Low levels of property knowledge are a challenge for trustees.
Today the findings of the fourth Charity Property Matters Survey are published by the Ethical Property Foundation, in partnership with the Charity Commission and Charity Finance Group. The findings show that:
- More charities than ever before (33%) stated they rent from a commercial landlord – up from 21% in 2014. More rent than own their premises (31%).
- 32% of charities have had trouble in finding funding for property costs while a further 26% anticipate this will be a challenge in the future.
- 30% of charities say property is a barrier to delivering their charitable objectives, almost double the proportion in 2016 (17%)
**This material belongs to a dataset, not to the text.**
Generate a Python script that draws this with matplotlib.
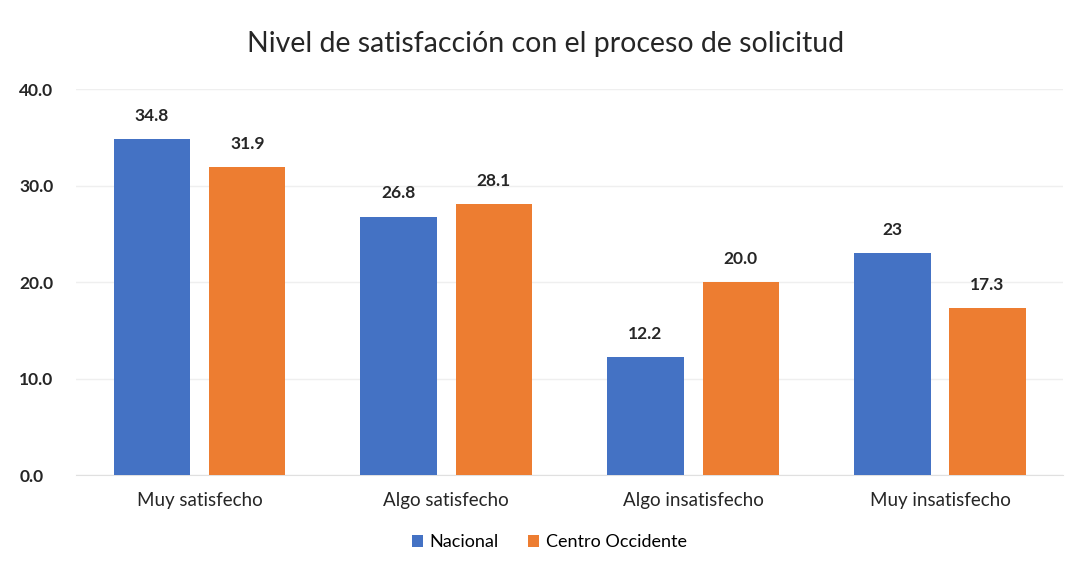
import matplotlib
matplotlib.use("Agg")
import matplotlib.pyplot as plt
import numpy as np

categories = ["Muy satisfecho", "Algo satisfecho", "Algo insatisfecho", "Muy insatisfecho"]
nacional = [34.8, 26.8, 12.2, 23.0]
centro = [31.9, 28.1, 20.0, 17.3]
nacional_labels = ["34.8", "26.8", "12.2", "23"]
centro_labels = ["31.9", "28.1", "20.0", "17.3"]
series_names = ["Nacional", "Centro Occidente"]
yticks = [0, 10, 20, 30, 40]

plt.rcParams['font.family'] = ['Lato', 'DejaVu Sans']

fig = plt.figure(figsize=(10.73, 5.61), dpi=100)
ax = fig.add_axes([0.071, 0.153, 0.92, 0.688])

x = np.arange(len(categories))
w = 0.31
off = 0.193
c1 = "#4472C4"
c2 = "#ED7D31"
b1 = ax.bar(x - off, nacional, w, color=c1, label=series_names[0], zorder=3)
b2 = ax.bar(x + off, centro, w, color=c2, label=series_names[1], zorder=3)

for bars, labels in ((b1, nacional_labels), (b2, centro_labels)):
    for rect, lab in zip(bars, labels):
        ax.annotate(lab, (rect.get_x() + rect.get_width() / 2, rect.get_height()),
                    xytext=(0, 11), textcoords="offset points", ha="center", va="bottom",
                    fontsize=12.5, fontweight="bold", color="#262626")

ax.set_xlim(-0.5, 3.5)
ax.set_ylim(0, 40)
ax.set_yticks(yticks)
ax.set_yticklabels([f"{v:.1f}" for v in yticks], fontsize=12.5, fontweight="bold", color="#262626")
ax.set_xticks(x)
ax.set_xticklabels(categories, fontsize=13.5, color="#262626")
ax.tick_params(axis="both", length=0)
ax.tick_params(axis="y", pad=41)
ax.tick_params(axis="x", pad=12)
for lab in ax.get_yticklabels():
    lab.set_horizontalalignment("left")
ax.grid(axis="y", color="#EFEFEF", linewidth=1, zorder=0)
for s in ["top", "right", "left"]:
    ax.spines[s].set_visible(False)
ax.spines["bottom"].set_color("#E0E0E0")

fig.suptitle("Nivel de satisfacción con el proceso de solicitud", x=0.508, y=0.945, fontsize=20.5, color="#262626")
fig.legend(loc="lower center", bbox_to_anchor=(0.512, -0.01), ncol=2, frameon=False,
           fontsize=13, handlelength=0.6, handleheight=0.6, handletextpad=0.4, columnspacing=1.6)

fig.savefig("out.png", dpi=100)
- More than one third of charities (36%) believe that property poses a high or very high risk to their organisation
- 66% of charities do not have a strategic property plan (up from 52% in 2016)
- 41% say no-one is specifically responsible for property within their organisation
- 44% do not report regularly on property to trustees
474 voluntary sector organisations responded to the survey between its launch on 23 January and its closing date of 15 Jul, 12% more than in 2016.